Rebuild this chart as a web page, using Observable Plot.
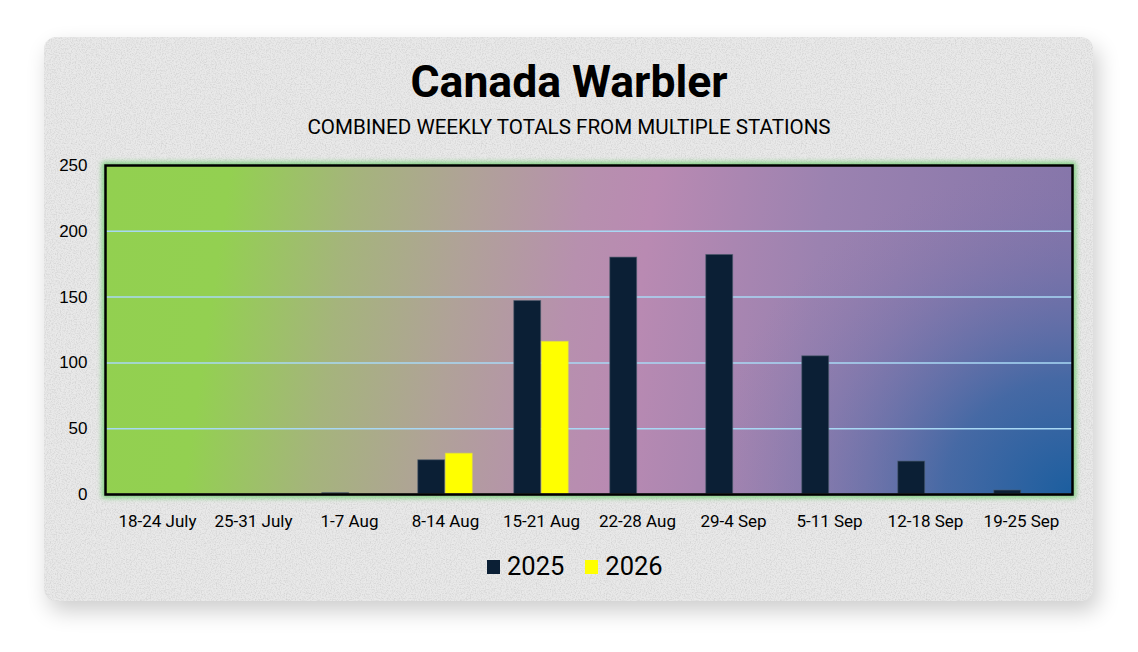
<!DOCTYPE html>
<html>
<head>
<meta charset="utf-8">
<script src="https://cdn.jsdelivr.net/npm/d3@7"></script>
<script src="https://cdn.jsdelivr.net/npm/@observablehq/plot@0.6"></script>
<style>
  html, body { margin: 0; padding: 0; background: #ffffff; }
  body { width: 1138px; height: 652px; overflow: hidden; position: relative; font-family: Roboto, "Liberation Sans", sans-serif; }
  #panel { position: absolute; left: 44px; top: 37px; width: 1049px; height: 564px; border-radius: 12px;
           background: #e9e9e9; box-shadow: 5px 10px 22px rgba(0,0,0,0.20); overflow: hidden; }
  #panel svg { position: absolute; left: 0; top: 0; }
  #title { position: absolute; left: 0; width: 1138px; top: 60px; text-align: center; font-weight: 700;
           font-size: 44.5px; line-height: 44.5px; color: #000; }
  #subtitle { position: absolute; left: 0; width: 1138px; top: 117px; text-align: center; font-weight: 400;
              font-size: 20.6px; line-height: 20.6px; color: #000; }
  #chart { position: absolute; left: 0; top: 150px; }
  #legend { position: absolute; left: 487px; top: 554px; display: flex; align-items: center; font-size: 25.5px; line-height: 25px; color: #000; }
  .sw { width: 13px; height: 14px; display: inline-block; margin-right: 7px; }
  .item { display: flex; align-items: center; margin-right: 21px; }
</style>
</head>
<body>
<svg width="0" height="0" style="position:absolute;left:0;top:0">
  <defs>
    <linearGradient id="bgH" x1="0" y1="0" x2="1" y2="0.05">
      <stop offset="0" stop-color="#92d050"/>
      <stop offset="0.13" stop-color="#93d051"/>
      <stop offset="0.26" stop-color="#a5b47c"/>
      <stop offset="0.38" stop-color="#b0a298"/>
      <stop offset="0.50" stop-color="#b790ae"/>
      <stop offset="0.57" stop-color="#b98ab2"/>
      <stop offset="0.75" stop-color="#9b82b0"/>
      <stop offset="1" stop-color="#8676aa"/>
    </linearGradient>
    <radialGradient id="bgR" cx="1" cy="1" r="1" gradientTransform="translate(1 1) scale(0.38 1) translate(-1 -1)">
      <stop offset="0" stop-color="#1b5e9f" stop-opacity="1"/>
      <stop offset="0.35" stop-color="#2f64a2" stop-opacity="0.75"/>
      <stop offset="0.7" stop-color="#5a6ca8" stop-opacity="0.3"/>
      <stop offset="1" stop-color="#8676aa" stop-opacity="0"/>
    </radialGradient>
    <filter id="noise" x="0" y="0" width="100%" height="100%">
      <feTurbulence type="fractalNoise" baseFrequency="0.8" numOctaves="2" seed="3"/>
      <feColorMatrix type="matrix" values="0 0 0 0 0.5  0 0 0 0 0.5  0 0 0 0 0.5  1.1 0 0 0 -0.45"/>
    </filter>
  </defs>
</svg>
<div id="panel">
  <svg width="1049" height="564"><rect width="1049" height="564" fill="#000" filter="url(#noise)"/></svg>
</div>
<div id="title">Canada Warbler</div>
<div id="subtitle">COMBINED WEEKLY TOTALS FROM MULTIPLE STATIONS</div>
<div id="chart"></div>
<div id="legend"></div>
<script>
// ---- data ----
const weeks = ["18-24 July", "25-31 July", "1-7 Aug", "8-14 Aug", "15-21 Aug", "22-28 Aug", "29-4 Sep", "5-11 Sep", "12-18 Sep", "19-25 Sep"];
const years = ["2025", "2026"];
const counts2025 = [0, 0, 1, 26, 147, 180, 182, 105, 25, 3];
const counts2026 = [0, 0, 0, 31, 116, 0, 0, 0, 0, 0];
const yTicks = [0, 50, 100, 150, 200, 250];
const gridTicks = [50, 100, 150, 200];
const yearColors = ["#0b1f35", "#ffff00"];

const rows2025 = weeks.map((w, i) => ({week: w, year: years[0], value: counts2025[i]}));
const rows2026 = weeks.map((w, i) => ({week: w, year: years[1], value: counts2026[i]}));

const W = 1138, H = 384, ML = 105, MR = 66, MT = 15, MB = 40;
const band = (W - ML - MR) / weeks.length;
const barW = band * 0.285;

const chart = Plot.plot({
  width: W,
  height: H,
  marginTop: MT,
  marginBottom: MB,
  marginLeft: ML,
  marginRight: MR,
  style: {background: "transparent", overflow: "visible", fontFamily: "Roboto, sans-serif"},
  x: {domain: weeks, padding: 0, axis: null, label: null},
  y: {domain: [0, 250], axis: null},
  color: {domain: years, range: yearColors},
  marks: [
    Plot.frame({stroke: "#7fcf7f", strokeWidth: 7, ariaLabel: "glow"}),
    Plot.frame({fill: "url(#bgH)"}),
    Plot.frame({fill: "url(#bgR)"}),
    Plot.ruleY(gridTicks, {stroke: "#a8d8f4", strokeWidth: 1.5}),
    Plot.barY(rows2025, {x: "week", y: "value", fill: "year", insetLeft: band / 2 - barW, insetRight: band / 2,
      stroke: "#4a5a6a", strokeOpacity: 0.6, strokeWidth: 1}),
    Plot.barY(rows2026, {x: "week", y: "value", fill: "year", insetLeft: band / 2, insetRight: band / 2 - barW,
      stroke: "#e0e040", strokeOpacity: 0.6, strokeWidth: 1}),
    Plot.ruleY([0], {stroke: "#7f7f7f", strokeWidth: 2}),
    Plot.frame({stroke: "#000", strokeWidth: 2.5}),
    Plot.axisY(yTicks, {tickSize: 0, tickPadding: 18, fontSize: 17, fontFamily: "Liberation Sans, Arial, sans-serif", fill: "#000", label: null}),
    Plot.axisX({tickSize: 0, tickPadding: 20, fontSize: 17, label: null, fill: "#000"})
  ]
});

d3.select(chart).selectAll('[aria-label="glow"]').style("filter", "blur(2.5px)");
document.getElementById("chart").appendChild(chart);

// legend
const legend = d3.select("#legend");
years.forEach((y, i) => {
  const item = legend.append("div").attr("class", "item");
  item.append("span").attr("class", "sw").style("background", yearColors[i]);
  item.append("span").text(y);
});
</script>
</body>
</html>
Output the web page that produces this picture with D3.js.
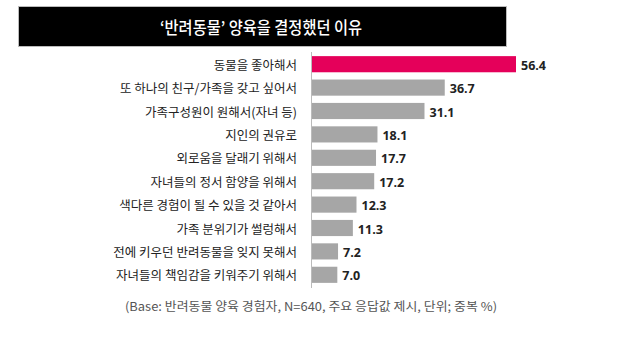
<!DOCTYPE html>
<html><head><meta charset="utf-8">
<script src="https://cdn.jsdelivr.net/npm/d3@7"></script>
<style>body{margin:0;background:#fff;} svg{display:block;}</style>
</head><body>
<svg id="c" width="621" height="358"></svg>
<script>
const title = "‘반려동물’ 양육을 결정했던 이유";
const categories = ["동물을 좋아해서","또 하나의 친구/가족을 갖고 싶어서","가족구성원이 원해서(자녀 등)","지인의 권유로","외로움을 달래기 위해서","자녀들의 정서 함양을 위해서","색다른 경험이 될 수 있을 것 같아서","가족 분위기가 썰렁해서","전에 키우던 반려동물을 잊지 못해서","자녀들의 책임감을 키워주기 위해서"];
const values = [56.4,36.7,31.1,18.1,17.7,17.2,12.3,11.3,7.2,7.0];
const valueLabels = ["56.4","36.7","31.1","18.1","17.7","17.2","12.3","11.3","7.2","7.0"];
const note = "(Base: 반려동물 양육 경험자, N=640, 주요 응답값 제시, 단위; 중복 %)";

const svg = d3.select("#c");
const font = "'Noto Sans CJK KR','Noto Sans',sans-serif";

svg.append("rect").attr("x",18.5).attr("y",6.5).attr("width",488).attr("height",40).attr("fill","#000").attr("stroke","#bbb").attr("stroke-width",1);
svg.append("text").attr("x",160).attr("y",27).attr("dominant-baseline","central")
  .attr("textLength",202).attr("lengthAdjust","spacingAndGlyphs")
  .attr("fill","#fff").attr("font-family",font).attr("font-size",16.5).attr("font-weight",500).text(title);

const x = d3.scaleLinear().domain([0,56.4]).range([312,516]);
const y = d3.scaleBand().domain(categories).range([52.5,286.5]).paddingInner(0.31).paddingOuter(0.155);

svg.append("g").selectAll("rect").data(values).join("rect")
  .attr("x",x(0)).attr("y",(d,i)=>y(categories[i])).attr("width",d=>x(d)-x(0)).attr("height",y.bandwidth())
  .attr("fill",(d,i)=>i===0?"#e5005a":"#a6a6a6");

svg.append("line").attr("x1",311.5).attr("x2",311.5).attr("y1",52).attr("y2",288).attr("stroke","#bbb").attr("stroke-width",1);

svg.append("g").selectAll("text").data(categories).join("text")
  .attr("x",297).attr("y",d=>y(d)+y.bandwidth()/2).attr("text-anchor","end").attr("dominant-baseline","central")
  .attr("fill","#222").attr("font-family",font).attr("font-size",12.5).text(d=>d);

svg.append("g").selectAll("text").data(values).join("text")
  .attr("x",d=>x(d)+5).attr("y",(d,i)=>y(categories[i])+y.bandwidth()/2+1).attr("dominant-baseline","central")
  .attr("fill","#222").attr("font-family","'Open Sans',sans-serif").attr("font-weight",700).attr("font-size",12.5)
  .text((d,i)=>valueLabels[i]);

svg.append("text").attr("x",125).attr("y",305).attr("dominant-baseline","central")
  .attr("textLength",372).attr("lengthAdjust","spacingAndGlyphs")
  .attr("fill","#555").attr("font-family",font).attr("font-size",12).text(note);
</script>
</body></html>
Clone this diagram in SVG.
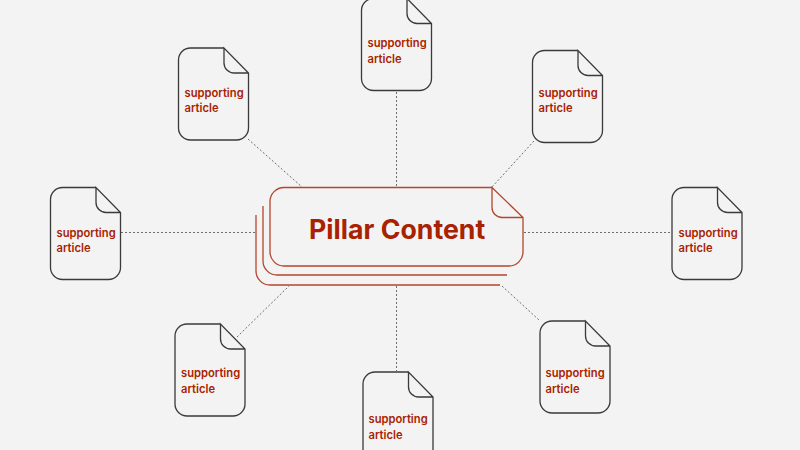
<svg xmlns="http://www.w3.org/2000/svg" width="800" height="450" viewBox="0 0 800 450">
<style>
text{font-family:Inter,"Liberation Sans",sans-serif;fill:#a82200}
.s{font-size:11.2px;font-weight:600}
.c line{stroke:#6e6e6e;stroke-width:1;stroke-dasharray:2 2;fill:none}
.d{fill:none;stroke:#3a3a3a;stroke-width:1.3}
.p{fill:none;stroke:#b5452c;stroke-width:1.3}
</style>
<defs>
<g id="doc">
<path class="d" d="M45.500 0H12A12 12 0 0 0 0 12V80A12 12 0 0 0 12 92H58A12 12 0 0 0 70 80V25L45.500 0V15A10 10 0 0 0 55.500 25H70"/>
</g>
</defs>
<rect width="800" height="450" fill="#f4f3f3"/>
<g class="c" id="connectors">
<line x1="396.500" y1="92" x2="396.500" y2="187"/>
<line x1="248" y1="139" x2="302" y2="187"/>
<line x1="534" y1="141" x2="492" y2="187"/>
<line x1="121" y1="232.500" x2="256" y2="232.500"/>
<line x1="524" y1="232.500" x2="671" y2="232.500"/>
<line x1="237" y1="337" x2="289" y2="286"/>
<line x1="396.500" y1="286" x2="396.500" y2="371"/>
<line x1="502" y1="286" x2="539" y2="320"/>
</g>
<g id="pillar">
<path class="p" d="M492 187.500H284A14 14 0 0 0 270 201.500V252A14 14 0 0 0 284 266H509A14 14 0 0 0 523 252V217.500L492 187.500V207.500A10 10 0 0 0 502 217.500H523"/>
<path class="p" d="M263 206V261A14 14 0 0 0 277 275H507"/>
<path class="p" d="M256 215V271A14 14 0 0 0 270 285H500"/>
<text x="309" y="238.500" font-size="26.700" font-weight="700">Pillar Content</text>
</g>
<g id="doc-top"><use href="#doc" x="361.500" y="-1.500"/><text class="s" x="367.500" y="47">supporting</text><text class="s" x="367.500" y="62.500">article</text></g>
<g id="doc-top-left"><use href="#doc" x="178.500" y="48"/><text class="s" x="184.500" y="96.500">supporting</text><text class="s" x="184.500" y="112">article</text></g>
<g id="doc-top-right"><use href="#doc" x="532.500" y="50.500"/><text class="s" x="538.500" y="96.500">supporting</text><text class="s" x="538.500" y="112">article</text></g>
<g id="doc-left"><use href="#doc" x="50.500" y="187.500"/><text class="s" x="56.500" y="236.500">supporting</text><text class="s" x="56.500" y="252">article</text></g>
<g id="doc-right"><use href="#doc" x="672" y="187.500"/><text class="s" x="678.500" y="236.500">supporting</text><text class="s" x="678.500" y="252">article</text></g>
<g id="doc-bottom-left"><use href="#doc" x="175" y="324"/><text class="s" x="181" y="377">supporting</text><text class="s" x="181" y="392.500">article</text></g>
<g id="doc-bottom"><use href="#doc" x="363" y="372"/><text class="s" x="368.500" y="423">supporting</text><text class="s" x="368.500" y="438.500">article</text></g>
<g id="doc-bottom-right"><use href="#doc" x="540" y="321"/><text class="s" x="545.500" y="377">supporting</text><text class="s" x="545.500" y="392.500">article</text></g>
</svg>
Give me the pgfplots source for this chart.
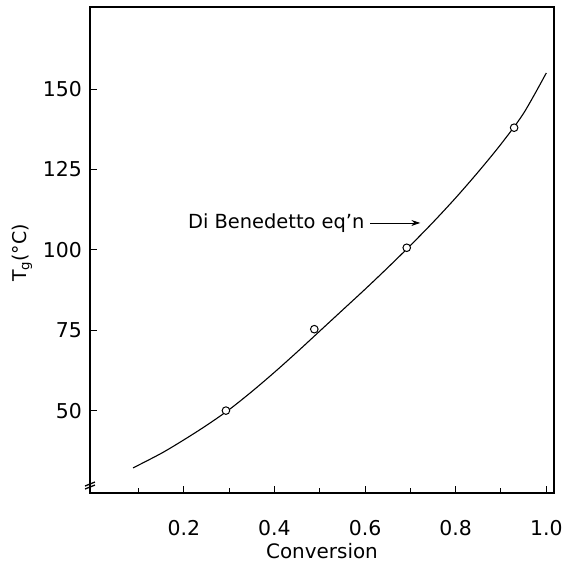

● ● ● ● ● ● ●

■ Exercise goal: Report how many lines in the listing above include the word "page". Give nothing but the number.

■ Task response: 2